New Mural Arts project brings the voices of those most impacted by mass incarceration to the forefront
Which country has the highest number of incarcerated people per capita?
The United States is the world leader in incarcerating its citizens, imprisoning 2.3 million people per year. The U.S. has 4.4 percent of the world’s population and 22 percent of the world’s prisoners.
The stunning numbers tell a dismal story: Decimated communities, a poorly trained workforce, and large segments of the population marginalized and left behind. This is a failure, magnified on a nationwide scale. It is a failure of our culture of incarceration, a culture that does not provide space for treatment and rehabilitation.
But we can take steps to ignite change in this system.
Mural Arts Philadelphia, along with noted artists Hank Willis Thomas and Jesse Krimes, and professor Baz Dreisinger, are launching a campaign to give voice to those most impacted by incarceration and reentry. Working inside prisons and jails with recently released returning citizens and communities, the Voices project aims to create a culture of healthy discourse on issues and policies, a conversation that could spark reforms to the entire system.
Voices will kick off November 30 with a livestream event from inside SCI Graterford, and you can watch the event here.
Readings from two books, Incarceration Nations by Dreisinger, and Writing My Wrongs by Shaka Senghor, will be featured. Readers include inmates, hip hop artists Freeway and Prodigy, and the authors themselves.
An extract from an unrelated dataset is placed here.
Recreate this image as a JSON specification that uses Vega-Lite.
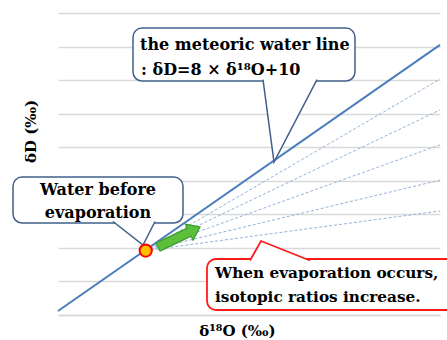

Noted actor Malik Yoba and radio executive Ebro Darden will also join in the readings.
Other events within the Voices project will include the screening of the documentary Solitary with the filmmaker and a panel on March 7, 2017 at the Wilma Theater, as well as a discussion on arts and criminal justice reform on April 20, 2017 at Eastern State Penitentiary with noted artist/activist Maria Gaspar and Willis Thomas, and an opening reception for the finished artwork on June 2, 2017.
Featured artwork will include a movable exhibit, “Writings on the Wall,” to be located at all events, and a mural designed by Krimes — artist, activist, and formerly incarcerated — on N. 8th street.